FITCH INVESTORS SERVICE, INC. SHORT-TERM DEBT RATINGS

F-1+ -- Exceptionally Strong Credit Quality. Issues assigned this rating are
regarded as having the strongest degree of assurance for timely payment.

F-1 -- Very Strong Credit Quality. Issues assigned this rating reflect an
assurance of timely payment only slightly less in degree than issues rated
"F-1+."

F-2 -- Good Credit Quality. Issues carrying this rating have a satisfactory
degree of assurance for timely payment, but the margin of safety is not as great
as the "F-1" and "F-1+ " categories.

STANDARD AND POOR'S CORPORATION COMMERCIAL PAPER RATINGS

A-1 -- This designation indicates that the degree of safety regarding timely
payment is either overwhelming or very strong. Those issues determined to
possess overwhelming safety characteristics are denoted with a plus (+) sign
designation.

A-2 -- Capacity for timely payment on issues with this designation is strong.
However, the relative degree of safety is not as high as for issues designated
"A-1."

MOODY'S INVESTORS SERVICE, INC. COMMERCIAL PAPER RATINGS

P-1 -- Issuers rated PRIME-1 (or related supporting institutions) have a
superior capacity for repayment of short-term promissory obligations. PRIME-1
repayment capacity will normally be evidenced by the following characteristics:
conservative capitalization structures with moderate reliance on debt and ample
asset protection; broad margins in earning coverage of fixed financial charges
and high internal cash generation; well established access to a range of
financial markets and assured sources of alternate liquidity.
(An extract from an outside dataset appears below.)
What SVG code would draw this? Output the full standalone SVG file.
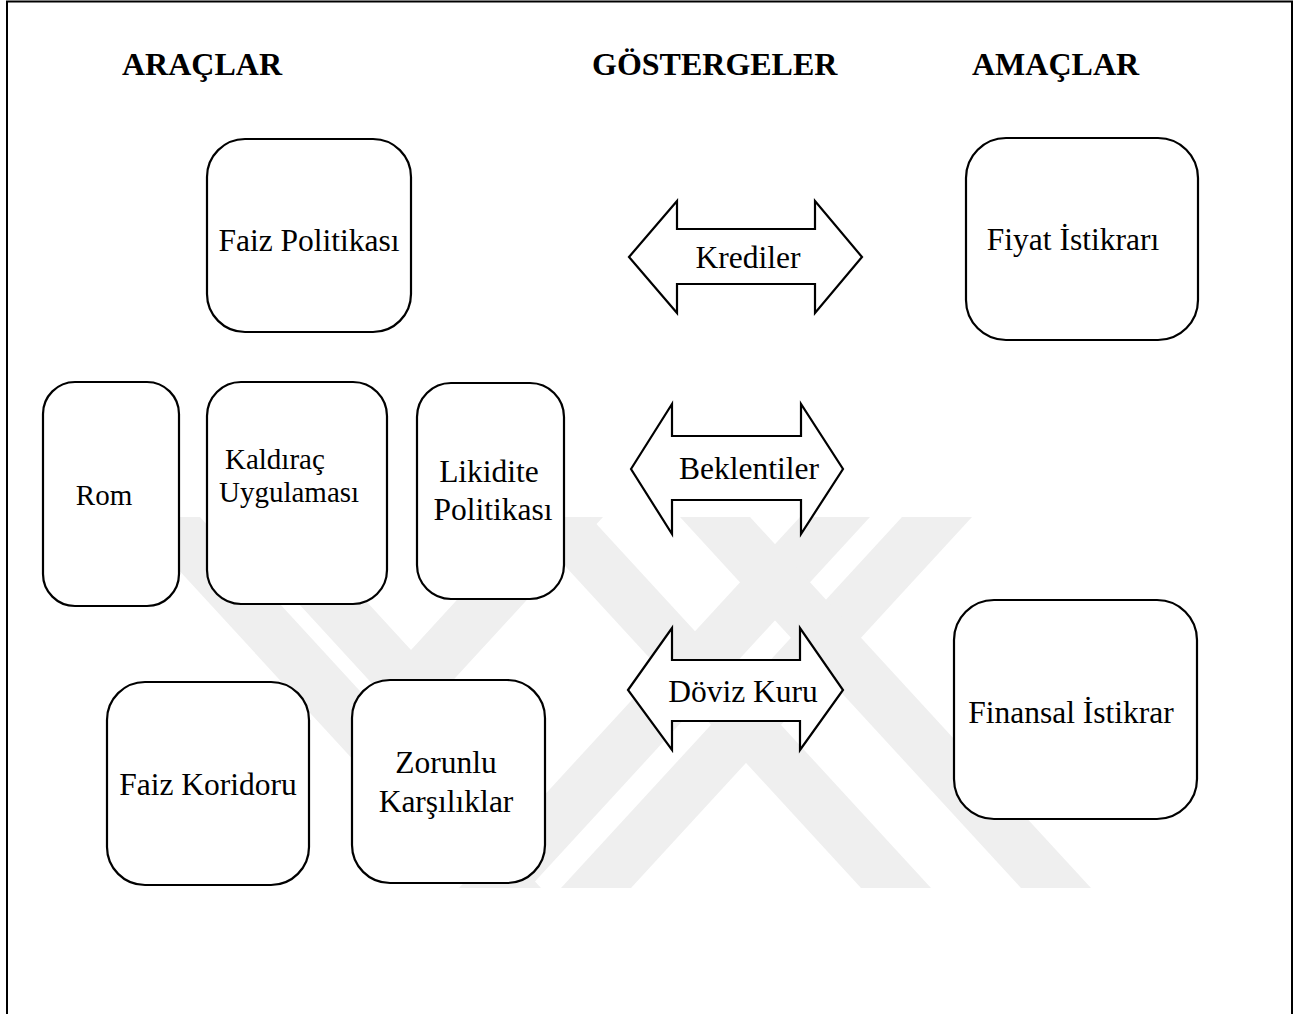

P-2 -- Issuers rated PRIME-2 (or related supporting institutions) have a strong
capacity for repayment of short-term promissory obligations. This will normally
be evidenced by many of the characteristics cited above but to a lesser degree.
Earnings trends and coverage ratios, while sound, will be more subject to
variation. Capitalization characteristics, while still appropriate, may be more
affected by external conditions. Ample alternate liquidity is maintained.